The min colours today are Winsor blue (green shade), quinacridone magenta and Indian yellow and there were cameo roles for virudian, titanium white and white gouache.  The Winsor blue was always going to be first choice and I close the red and yellow that combined with it to make the best background space colour.  With viridian not being that different from a cool blue, this one is in the key of triadic left.

There are three elements to this one.  Let's take the background first.  I started by spattering in a starry background and removing any spatters on the Earth and most of the spatters in the top left.  This was the only masking fluid I used today: I didn't mask out the icy ring.  Then, once the spatters were dry, I wetted the while background, then started with a sunset sky in the top left, with a band of red along the horizon, followed by the yellow, more red and the blue.  For the rest of the sky, I dropped in all three primaries in places, allowing things to mix and trying to keep things generally dark.  The dark background ended up looking a bit too colourful, so I laid a couple of thin glazes over the top, with a dark colour mixed from all three primaries.  With things looking more under control, I also dropped in dry paint from the three individual colours in places.  To avoid hard edges, I also needed to glaze over the sunset too, and I think I unfortunately lost a little of the light in the painting when I did this.

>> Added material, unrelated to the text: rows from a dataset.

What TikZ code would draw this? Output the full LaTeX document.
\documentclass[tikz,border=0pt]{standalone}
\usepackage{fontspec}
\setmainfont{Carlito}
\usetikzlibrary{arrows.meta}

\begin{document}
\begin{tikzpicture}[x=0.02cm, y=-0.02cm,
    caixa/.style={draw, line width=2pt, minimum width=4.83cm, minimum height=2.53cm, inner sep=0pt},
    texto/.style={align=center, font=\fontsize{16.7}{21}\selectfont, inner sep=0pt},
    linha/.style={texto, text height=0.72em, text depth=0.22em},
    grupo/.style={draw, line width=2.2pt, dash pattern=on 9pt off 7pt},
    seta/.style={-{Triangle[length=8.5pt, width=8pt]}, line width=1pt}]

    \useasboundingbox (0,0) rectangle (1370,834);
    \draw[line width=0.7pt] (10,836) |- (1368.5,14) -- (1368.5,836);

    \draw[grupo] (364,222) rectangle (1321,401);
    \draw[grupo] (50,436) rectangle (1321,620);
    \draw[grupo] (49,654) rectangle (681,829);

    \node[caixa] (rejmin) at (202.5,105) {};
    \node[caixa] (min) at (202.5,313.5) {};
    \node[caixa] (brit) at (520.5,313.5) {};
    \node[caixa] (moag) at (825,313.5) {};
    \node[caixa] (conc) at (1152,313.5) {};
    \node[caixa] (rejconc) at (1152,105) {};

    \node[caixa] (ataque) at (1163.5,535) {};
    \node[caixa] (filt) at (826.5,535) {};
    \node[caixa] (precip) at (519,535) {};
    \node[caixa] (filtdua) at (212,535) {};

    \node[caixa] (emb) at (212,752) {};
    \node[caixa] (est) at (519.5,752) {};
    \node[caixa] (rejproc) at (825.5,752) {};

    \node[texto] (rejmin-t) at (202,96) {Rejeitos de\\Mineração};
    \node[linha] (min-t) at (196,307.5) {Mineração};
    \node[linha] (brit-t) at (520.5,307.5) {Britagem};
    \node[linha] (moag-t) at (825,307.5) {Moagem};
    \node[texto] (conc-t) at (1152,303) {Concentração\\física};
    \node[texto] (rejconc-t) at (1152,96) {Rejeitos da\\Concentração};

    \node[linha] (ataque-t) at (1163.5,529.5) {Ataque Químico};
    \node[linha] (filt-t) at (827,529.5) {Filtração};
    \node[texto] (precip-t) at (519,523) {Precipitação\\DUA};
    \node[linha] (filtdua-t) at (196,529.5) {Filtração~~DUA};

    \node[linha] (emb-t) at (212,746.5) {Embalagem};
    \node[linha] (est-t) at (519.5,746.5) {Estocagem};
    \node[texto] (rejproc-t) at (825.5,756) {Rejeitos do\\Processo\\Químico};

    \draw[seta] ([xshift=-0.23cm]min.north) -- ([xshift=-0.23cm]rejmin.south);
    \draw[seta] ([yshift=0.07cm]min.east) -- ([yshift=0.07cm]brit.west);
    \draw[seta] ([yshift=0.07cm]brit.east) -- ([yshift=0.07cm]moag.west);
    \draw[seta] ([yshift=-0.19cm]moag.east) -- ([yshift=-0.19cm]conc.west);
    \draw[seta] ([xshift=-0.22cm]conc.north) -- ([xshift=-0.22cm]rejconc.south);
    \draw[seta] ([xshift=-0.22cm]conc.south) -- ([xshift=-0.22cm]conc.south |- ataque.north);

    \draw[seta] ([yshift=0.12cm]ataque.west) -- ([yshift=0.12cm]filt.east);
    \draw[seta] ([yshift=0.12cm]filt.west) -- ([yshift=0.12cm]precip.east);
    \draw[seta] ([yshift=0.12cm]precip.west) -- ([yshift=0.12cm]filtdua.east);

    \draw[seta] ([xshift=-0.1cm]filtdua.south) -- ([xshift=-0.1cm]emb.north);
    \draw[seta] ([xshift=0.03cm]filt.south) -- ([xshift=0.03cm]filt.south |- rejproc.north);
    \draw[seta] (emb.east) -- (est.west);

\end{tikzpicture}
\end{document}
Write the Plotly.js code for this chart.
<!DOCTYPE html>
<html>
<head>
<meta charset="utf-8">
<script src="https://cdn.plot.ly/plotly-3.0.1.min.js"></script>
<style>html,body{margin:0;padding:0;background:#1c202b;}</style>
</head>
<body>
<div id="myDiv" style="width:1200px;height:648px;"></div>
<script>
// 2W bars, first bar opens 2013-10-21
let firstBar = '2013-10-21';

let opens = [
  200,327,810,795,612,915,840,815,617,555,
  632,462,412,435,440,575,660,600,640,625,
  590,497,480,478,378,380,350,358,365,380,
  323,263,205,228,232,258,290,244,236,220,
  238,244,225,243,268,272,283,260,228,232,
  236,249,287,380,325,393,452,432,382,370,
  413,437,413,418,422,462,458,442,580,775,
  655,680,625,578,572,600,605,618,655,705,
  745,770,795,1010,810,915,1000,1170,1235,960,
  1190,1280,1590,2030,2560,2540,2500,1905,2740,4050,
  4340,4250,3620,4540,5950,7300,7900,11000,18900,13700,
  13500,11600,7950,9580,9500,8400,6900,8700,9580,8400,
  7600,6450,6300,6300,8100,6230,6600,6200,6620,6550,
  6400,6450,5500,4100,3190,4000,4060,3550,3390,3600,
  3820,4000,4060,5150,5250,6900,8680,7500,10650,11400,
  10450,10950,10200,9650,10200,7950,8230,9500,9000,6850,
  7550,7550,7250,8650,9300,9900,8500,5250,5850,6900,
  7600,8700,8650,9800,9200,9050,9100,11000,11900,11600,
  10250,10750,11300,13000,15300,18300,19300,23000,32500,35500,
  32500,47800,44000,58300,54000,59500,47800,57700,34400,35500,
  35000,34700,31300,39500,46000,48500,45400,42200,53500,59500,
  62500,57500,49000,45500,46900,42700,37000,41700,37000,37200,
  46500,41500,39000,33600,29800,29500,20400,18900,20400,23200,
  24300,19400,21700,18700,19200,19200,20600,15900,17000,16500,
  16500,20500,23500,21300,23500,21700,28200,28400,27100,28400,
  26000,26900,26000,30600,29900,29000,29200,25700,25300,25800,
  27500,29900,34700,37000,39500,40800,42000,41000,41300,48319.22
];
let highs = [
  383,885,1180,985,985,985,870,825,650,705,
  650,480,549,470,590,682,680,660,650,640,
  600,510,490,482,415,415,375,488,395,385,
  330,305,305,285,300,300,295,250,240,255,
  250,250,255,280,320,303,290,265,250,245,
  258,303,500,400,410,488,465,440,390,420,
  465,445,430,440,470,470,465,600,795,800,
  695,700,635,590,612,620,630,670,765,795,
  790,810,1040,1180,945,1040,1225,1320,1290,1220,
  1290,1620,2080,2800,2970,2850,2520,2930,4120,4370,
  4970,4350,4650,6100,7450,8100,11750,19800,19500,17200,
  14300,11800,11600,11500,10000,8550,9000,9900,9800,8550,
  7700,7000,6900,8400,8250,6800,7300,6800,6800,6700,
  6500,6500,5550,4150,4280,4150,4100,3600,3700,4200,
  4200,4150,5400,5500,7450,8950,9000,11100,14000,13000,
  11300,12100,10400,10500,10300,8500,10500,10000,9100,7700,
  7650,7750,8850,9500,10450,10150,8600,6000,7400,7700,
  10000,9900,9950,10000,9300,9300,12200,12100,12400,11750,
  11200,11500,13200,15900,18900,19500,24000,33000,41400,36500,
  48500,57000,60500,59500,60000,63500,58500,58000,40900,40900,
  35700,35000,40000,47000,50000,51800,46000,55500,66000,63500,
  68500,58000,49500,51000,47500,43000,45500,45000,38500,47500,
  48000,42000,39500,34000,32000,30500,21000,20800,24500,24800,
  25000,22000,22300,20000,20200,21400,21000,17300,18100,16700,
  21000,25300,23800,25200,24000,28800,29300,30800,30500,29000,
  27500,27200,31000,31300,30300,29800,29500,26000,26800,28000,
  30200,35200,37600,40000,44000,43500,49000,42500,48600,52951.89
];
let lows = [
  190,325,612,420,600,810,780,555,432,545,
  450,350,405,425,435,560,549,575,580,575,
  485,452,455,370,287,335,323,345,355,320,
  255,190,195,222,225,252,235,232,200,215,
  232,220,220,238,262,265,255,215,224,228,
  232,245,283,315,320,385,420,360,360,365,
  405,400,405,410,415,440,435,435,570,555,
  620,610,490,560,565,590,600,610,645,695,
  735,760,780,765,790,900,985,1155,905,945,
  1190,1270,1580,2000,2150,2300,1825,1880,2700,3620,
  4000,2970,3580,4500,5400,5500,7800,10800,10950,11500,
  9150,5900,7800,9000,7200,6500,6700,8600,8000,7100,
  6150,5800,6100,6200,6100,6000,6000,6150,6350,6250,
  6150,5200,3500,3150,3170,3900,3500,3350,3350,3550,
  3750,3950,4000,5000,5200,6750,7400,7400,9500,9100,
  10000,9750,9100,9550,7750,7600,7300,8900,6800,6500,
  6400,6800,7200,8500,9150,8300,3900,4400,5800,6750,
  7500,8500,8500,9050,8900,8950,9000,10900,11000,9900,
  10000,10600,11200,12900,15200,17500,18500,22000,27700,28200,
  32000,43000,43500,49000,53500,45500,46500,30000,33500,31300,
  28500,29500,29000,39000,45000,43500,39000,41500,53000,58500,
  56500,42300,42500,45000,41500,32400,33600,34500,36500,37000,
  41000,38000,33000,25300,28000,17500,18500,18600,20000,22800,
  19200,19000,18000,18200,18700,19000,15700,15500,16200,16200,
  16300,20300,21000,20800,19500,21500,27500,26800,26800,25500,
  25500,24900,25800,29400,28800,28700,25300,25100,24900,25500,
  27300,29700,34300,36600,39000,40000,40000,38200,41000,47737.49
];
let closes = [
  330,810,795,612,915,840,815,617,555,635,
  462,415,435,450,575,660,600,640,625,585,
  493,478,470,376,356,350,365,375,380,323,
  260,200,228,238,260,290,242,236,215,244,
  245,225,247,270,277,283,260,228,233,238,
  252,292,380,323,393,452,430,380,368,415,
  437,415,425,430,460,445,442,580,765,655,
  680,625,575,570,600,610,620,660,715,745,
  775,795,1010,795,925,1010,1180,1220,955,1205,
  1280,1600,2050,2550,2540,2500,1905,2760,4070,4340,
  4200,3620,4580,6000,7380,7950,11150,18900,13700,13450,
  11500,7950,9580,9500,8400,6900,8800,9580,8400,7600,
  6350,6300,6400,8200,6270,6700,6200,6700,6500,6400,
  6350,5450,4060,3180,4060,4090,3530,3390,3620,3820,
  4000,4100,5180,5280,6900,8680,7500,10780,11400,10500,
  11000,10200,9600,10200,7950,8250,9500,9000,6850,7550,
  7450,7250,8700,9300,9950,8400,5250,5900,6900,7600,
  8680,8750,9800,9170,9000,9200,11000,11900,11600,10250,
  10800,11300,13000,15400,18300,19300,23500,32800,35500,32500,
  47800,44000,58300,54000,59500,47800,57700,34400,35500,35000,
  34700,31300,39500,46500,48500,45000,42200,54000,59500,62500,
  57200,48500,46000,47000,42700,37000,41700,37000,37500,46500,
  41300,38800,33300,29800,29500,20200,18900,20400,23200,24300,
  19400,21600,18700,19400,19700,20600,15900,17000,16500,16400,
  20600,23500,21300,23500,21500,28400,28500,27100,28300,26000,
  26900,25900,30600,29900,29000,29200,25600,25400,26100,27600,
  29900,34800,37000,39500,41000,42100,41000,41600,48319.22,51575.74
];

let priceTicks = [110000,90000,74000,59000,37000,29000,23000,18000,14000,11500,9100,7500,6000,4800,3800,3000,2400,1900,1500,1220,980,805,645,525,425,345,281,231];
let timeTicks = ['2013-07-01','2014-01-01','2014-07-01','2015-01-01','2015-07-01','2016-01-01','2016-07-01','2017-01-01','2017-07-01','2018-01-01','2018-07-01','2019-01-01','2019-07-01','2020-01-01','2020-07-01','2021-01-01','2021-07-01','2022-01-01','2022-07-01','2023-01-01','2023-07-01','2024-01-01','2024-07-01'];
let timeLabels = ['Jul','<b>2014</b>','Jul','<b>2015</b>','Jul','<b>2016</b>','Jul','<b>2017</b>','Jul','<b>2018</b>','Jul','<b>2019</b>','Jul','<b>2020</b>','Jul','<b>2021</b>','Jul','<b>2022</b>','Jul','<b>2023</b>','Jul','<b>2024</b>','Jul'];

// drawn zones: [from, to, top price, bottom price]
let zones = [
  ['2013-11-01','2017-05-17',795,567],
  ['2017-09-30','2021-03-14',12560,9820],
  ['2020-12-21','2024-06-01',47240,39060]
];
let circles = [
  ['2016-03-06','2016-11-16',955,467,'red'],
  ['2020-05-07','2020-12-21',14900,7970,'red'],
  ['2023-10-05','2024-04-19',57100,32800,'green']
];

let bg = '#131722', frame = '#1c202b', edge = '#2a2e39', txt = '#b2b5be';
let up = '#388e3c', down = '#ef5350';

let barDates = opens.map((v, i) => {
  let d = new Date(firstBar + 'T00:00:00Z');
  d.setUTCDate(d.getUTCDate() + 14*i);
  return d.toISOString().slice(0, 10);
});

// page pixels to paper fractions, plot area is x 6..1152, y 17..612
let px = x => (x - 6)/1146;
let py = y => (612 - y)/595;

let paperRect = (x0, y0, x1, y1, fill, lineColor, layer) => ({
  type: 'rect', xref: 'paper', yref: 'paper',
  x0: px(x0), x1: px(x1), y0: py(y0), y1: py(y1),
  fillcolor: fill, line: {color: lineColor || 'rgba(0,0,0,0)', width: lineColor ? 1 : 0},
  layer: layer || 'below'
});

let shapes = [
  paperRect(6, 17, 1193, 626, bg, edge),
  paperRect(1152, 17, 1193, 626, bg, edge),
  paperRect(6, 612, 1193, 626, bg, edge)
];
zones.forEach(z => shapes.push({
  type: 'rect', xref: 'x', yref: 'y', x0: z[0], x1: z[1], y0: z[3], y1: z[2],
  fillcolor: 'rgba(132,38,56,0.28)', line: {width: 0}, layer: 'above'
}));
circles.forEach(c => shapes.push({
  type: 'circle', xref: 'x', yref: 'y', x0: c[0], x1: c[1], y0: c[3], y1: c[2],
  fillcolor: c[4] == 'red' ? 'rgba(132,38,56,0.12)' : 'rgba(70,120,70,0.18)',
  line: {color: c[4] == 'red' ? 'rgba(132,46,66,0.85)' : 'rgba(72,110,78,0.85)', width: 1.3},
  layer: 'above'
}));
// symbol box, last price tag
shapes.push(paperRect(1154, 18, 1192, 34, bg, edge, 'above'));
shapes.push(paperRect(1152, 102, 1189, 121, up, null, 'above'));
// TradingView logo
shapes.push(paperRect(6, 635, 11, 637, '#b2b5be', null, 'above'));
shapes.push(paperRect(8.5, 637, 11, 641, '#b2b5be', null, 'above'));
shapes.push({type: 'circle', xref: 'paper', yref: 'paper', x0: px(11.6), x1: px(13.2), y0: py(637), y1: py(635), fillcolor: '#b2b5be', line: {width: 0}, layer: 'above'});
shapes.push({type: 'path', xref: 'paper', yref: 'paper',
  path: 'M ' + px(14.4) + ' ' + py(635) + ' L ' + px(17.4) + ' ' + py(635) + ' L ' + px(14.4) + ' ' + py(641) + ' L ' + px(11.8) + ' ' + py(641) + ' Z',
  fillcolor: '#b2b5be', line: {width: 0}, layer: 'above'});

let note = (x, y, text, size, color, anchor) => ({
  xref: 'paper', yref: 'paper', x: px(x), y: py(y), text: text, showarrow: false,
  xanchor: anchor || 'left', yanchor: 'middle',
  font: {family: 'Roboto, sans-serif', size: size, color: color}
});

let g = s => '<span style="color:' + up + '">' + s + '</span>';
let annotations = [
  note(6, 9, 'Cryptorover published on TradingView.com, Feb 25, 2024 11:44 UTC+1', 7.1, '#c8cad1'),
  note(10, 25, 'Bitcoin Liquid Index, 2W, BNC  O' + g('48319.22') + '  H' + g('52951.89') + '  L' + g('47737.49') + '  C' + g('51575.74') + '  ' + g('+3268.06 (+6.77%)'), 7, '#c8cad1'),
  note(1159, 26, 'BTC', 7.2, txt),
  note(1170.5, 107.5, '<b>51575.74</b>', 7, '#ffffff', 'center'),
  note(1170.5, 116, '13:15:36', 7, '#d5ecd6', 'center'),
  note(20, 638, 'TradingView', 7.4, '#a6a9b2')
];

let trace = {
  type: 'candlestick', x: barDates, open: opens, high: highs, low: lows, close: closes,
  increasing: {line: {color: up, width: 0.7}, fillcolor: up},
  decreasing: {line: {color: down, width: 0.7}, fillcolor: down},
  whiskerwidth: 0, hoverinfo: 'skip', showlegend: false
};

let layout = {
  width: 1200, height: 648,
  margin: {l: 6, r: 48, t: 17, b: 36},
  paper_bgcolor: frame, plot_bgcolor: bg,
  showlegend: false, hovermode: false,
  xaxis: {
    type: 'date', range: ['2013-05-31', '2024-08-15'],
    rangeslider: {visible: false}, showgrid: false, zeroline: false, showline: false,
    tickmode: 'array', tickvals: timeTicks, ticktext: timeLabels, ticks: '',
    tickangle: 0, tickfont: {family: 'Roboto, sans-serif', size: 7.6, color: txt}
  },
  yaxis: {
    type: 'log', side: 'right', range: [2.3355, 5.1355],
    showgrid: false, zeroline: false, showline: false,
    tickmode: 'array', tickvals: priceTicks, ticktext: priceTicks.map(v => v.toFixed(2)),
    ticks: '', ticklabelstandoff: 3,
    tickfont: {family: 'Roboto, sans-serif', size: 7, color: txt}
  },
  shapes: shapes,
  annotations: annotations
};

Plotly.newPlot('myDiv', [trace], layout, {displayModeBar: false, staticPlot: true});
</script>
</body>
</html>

The land masses and sea were pretty straightforward.  The sea is made do a couple of layers each of the blue and of viridian, which together give a good sea colour.  I put on a couple of layers of greens and oranges quite loosely, mixed for: my three primaries and these worked out well.  I added the Arctic ice cap in white gouache and some clouds with titanium white.  There are some twirly patterns in the oceans that started as titanium white before being replaced with kitchen paper marks when the final layer of viridian was still wet.

For the icy ring I started with random mounting shadow marks with ll three primaries and their associated secondaries.  I fiddled with the ring a lot, adding more colour and using both whites, before identifying a three step plan to get to a point I'd be happy with.  What I did was to (i) soften things using the titanium white trick, painting over a watery glaze of titanium white then dabbing it off, (ii) unifying the ring with a watery glaze of the blue all over, and (iii) once that was dry, adding some snow in places with the white gouache.  And that was me done.

What I've ended up with is something interesting and worth putting in the shop window, even if there are things that I think I could have done better.  I think it's the sunset that bugs me the most: I wanted to see a band of bright yellow in there and for there to be a lighter, skyer blue between the sunset and the night sky.  Instead, the shape of that orange area makes this one look like the underside of a jellyfish when you catch it out of the corner of your eye.  Maybe I'll pretend that was deliberate.